If you wonder what is wrong with biblical methods, this article is a nice salute, but one that doesn't appear to have been heeded by too many scholars. Like these 2 paragraphs (page 581), which appears to me almost prophetic :
Neither must he (the biblical scholar) use them (tools like form criticism) negatively - to blackball a saying. The critic who tries with his knife to carve away the thick layers of the Church's theology and give us the bare skeleton of the Jesus of history will no doubt shudder at my unscientific analogy, but it seems to me that all his criteria can only give us results like those which appear in the tables of the magazine Which?. The more blobs in the column, the more confidence one may have in that particular product, and the better buy it is. So with our gospel sayings. The saying which is found in all the Synoptic strata, which has no known parallel outside the gospels, which is Aramaic in structure, will perhaps rate more blobs than one which has none of these features. But I am not suggesting that we should assume that those which score so many blobs as authentic, and those at the bottom of the table are not. We are moving here only from the more to the less probable.There is more in her article that I will post on (hopefully over the weekend), but I leave you with this comment, one that I always make to my students at the end of the Jesus and the Gospels course. Whatever else we might think we can do, creating a red-letter edition is not one of them. Given the oral and scribal environments of creation and transmission, given the origin of all of our materials in the Christian communities, and given the charismatic nature of early Christianity, the quest for the authentic or original words of Jesus is bound to end in failure. The number of white marbles or pink marbles or black marbles in the bag is not going to make it so.

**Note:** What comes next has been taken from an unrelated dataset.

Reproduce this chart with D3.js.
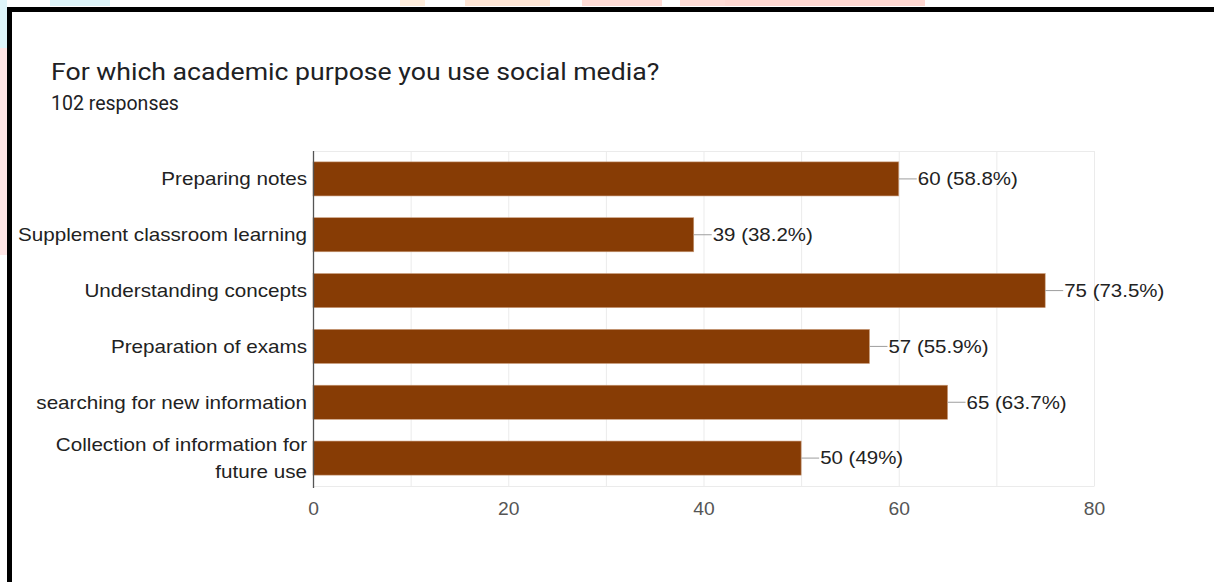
<!DOCTYPE html>
<html><head><meta charset="utf-8">
<script src="https://cdn.jsdelivr.net/npm/d3@7"></script>
<style>html,body{margin:0;padding:0;background:#fff;overflow:hidden}</style>
</head><body>
<svg id="c" width="1214" height="582"></svg>
<script>
const categories = ["Preparing notes","Supplement classroom learning","Understanding concepts","Preparation of exams","searching for new information","Collection of information for future use"];
const categoryLines = [["Preparing notes"],["Supplement classroom learning"],["Understanding concepts"],["Preparation of exams"],["searching for new information"],["Collection of information for","future use"]];
const values = [60,39,75,57,65,50];
const valueLabels = ["60 (58.8%)","39 (38.2%)","75 (73.5%)","57 (55.9%)","65 (63.7%)","50 (49%)"];
const xTicks = [0,20,40,60,80];
const gridTicks = [0,10,20,30,40,50,60,70,80];
const title = "For which academic purpose you use social media?";
const subtitle = "102 responses";

(function(){
const svg = d3.select("#c");
const deco = [
  {x:0,y:0,w:7,h:48,c:"#dff5fa"},{x:0,y:48,w:7,h:207,c:"#ffe6e6"},
  {x:50,y:0,w:60,h:6,c:"#dff5fa"},{x:400,y:0,w:25,h:6,c:"#ffeedd"},
  {x:465,y:0,w:85,h:6,c:"#ffe6d6"},{x:582,y:0,w:80,h:6,c:"#ffdcd6"},
  {x:680,y:0,w:140,h:6,c:"#ffdcd6"},{x:725,y:0,w:200,h:6,c:"#ffd8d2"}
];
svg.selectAll("rect.deco").data(deco).join("rect").attr("class","deco")
  .attr("x",d=>d.x).attr("y",d=>d.y).attr("width",d=>d.w).attr("height",d=>d.h).attr("fill",d=>d.c);
svg.append("rect").attr("x",7).attr("y",7).attr("width",1214).attr("height",5).attr("fill","#000");
svg.append("rect").attr("x",7).attr("y",7).attr("width",5).attr("height",582).attr("fill","#000");

svg.append("text").attr("transform","translate(51,80) scale(1.11,1)").text(title)
  .attr("font-family","Roboto, sans-serif").attr("font-size",24).attr("fill","#202124");
svg.append("text").attr("transform","translate(51,110)").text(subtitle)
  .attr("font-family","Roboto, sans-serif").attr("font-size",19.5).attr("fill","#202124");

const pl = 313, pr = 1094, pt = 151, pb = 486;
const x = d3.scaleLinear().domain([0,80]).range([pl,pr]);
const y = d3.scaleBand().domain(categories).range([pt,pb]).paddingInner(0.39).paddingOuter(0.195);
const FONT = "Liberation Sans, Arial, sans-serif";

const g = svg.append("g");
g.selectAll("line.grid").data(gridTicks).join("line").attr("class","grid")
  .attr("x1",d=>x(d)+0.5).attr("x2",d=>x(d)+0.5).attr("y1",pt).attr("y2",pb)
  .attr("stroke","#ebebeb").attr("stroke-width",1);
g.append("line").attr("x1",pl).attr("x2",pr).attr("y1",pt+0.5).attr("y2",pt+0.5).attr("stroke","#ebebeb");
g.append("line").attr("x1",pl).attr("x2",pr+0.5).attr("y1",pb+0.5).attr("y2",pb+0.5).attr("stroke","#ebebeb");

g.selectAll("rect.bar").data(values).join("rect").attr("class","bar")
  .attr("x",x(0)).attr("y",(d,i)=>y(categories[i]))
  .attr("width",d=>x(d)-x(0)).attr("height",y.bandwidth())
  .attr("fill","#873c05").attr("stroke","#c89a78").attr("stroke-width",0.6);

g.selectAll("line.lead").data(values).join("line").attr("class","lead")
  .attr("x1",d=>x(d)).attr("x2",d=>x(d)+18)
  .attr("y1",(d,i)=>y(categories[i])+y.bandwidth()/2).attr("y2",(d,i)=>y(categories[i])+y.bandwidth()/2)
  .attr("stroke","#9e9e9e").attr("stroke-width",1);
g.selectAll("text.val").data(values).join("text").attr("class","val")
  .attr("transform",(d,i)=>`translate(${x(d)+19},${y(categories[i])+y.bandwidth()/2}) scale(1.17,1)`)
  .attr("dy","0.36em").text((d,i)=>valueLabels[i])
  .attr("font-family",FONT).attr("font-size",17.5).attr("fill","#222");

g.append("line").attr("x1",pl+0.5).attr("x2",pl+0.5).attr("y1",pt).attr("y2",pb+2)
  .attr("stroke","#555").attr("stroke-width",1.3);

categories.forEach((c,i)=>{
  const lines = categoryLines[i];
  const cy = y(c)+y.bandwidth()/2;
  const lh = 27;
  const t = g.append("text").attr("text-anchor","end")
    .attr("transform",`translate(307,${cy}) scale(1.18,1)`)
    .attr("font-family",FONT).attr("font-size",17.5).attr("fill","#222");
  lines.forEach((l,j)=>{
    t.append("tspan").attr("x",0).attr("y",(j-(lines.length-1)/2)*lh).attr("dy","0.36em").text(l);
  });
});

const xAxis = d3.axisBottom(x).tickValues(xTicks).tickSize(0).tickPadding(17);
const ax = svg.append("g").attr("transform",`translate(0,${pb})`).call(xAxis);
ax.select(".domain").remove();
ax.selectAll("text").attr("font-family",FONT).attr("font-size",17.5).attr("fill","#555")
  .attr("transform","scale(1.1,1)");
})();
</script>
</body></html>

For in the end, the answers which the New Testament scholar gives are not the result of applying objective tests and using precision tools; they are very largely the result of his own presuppositions and prejudices...Too many hypotheses have been regarded as proved, and have become accepted as dogmas. Of course one must have working hypotheses; but it should never be forgotten that these are only hypotheses, and that they must constantly be re-examined. Perhaps every NT scholar should have before him on his desk, as he writes, as a constant reminder of the dangers of dogmatism, the words of R.H. Lightfoot: "We do not know."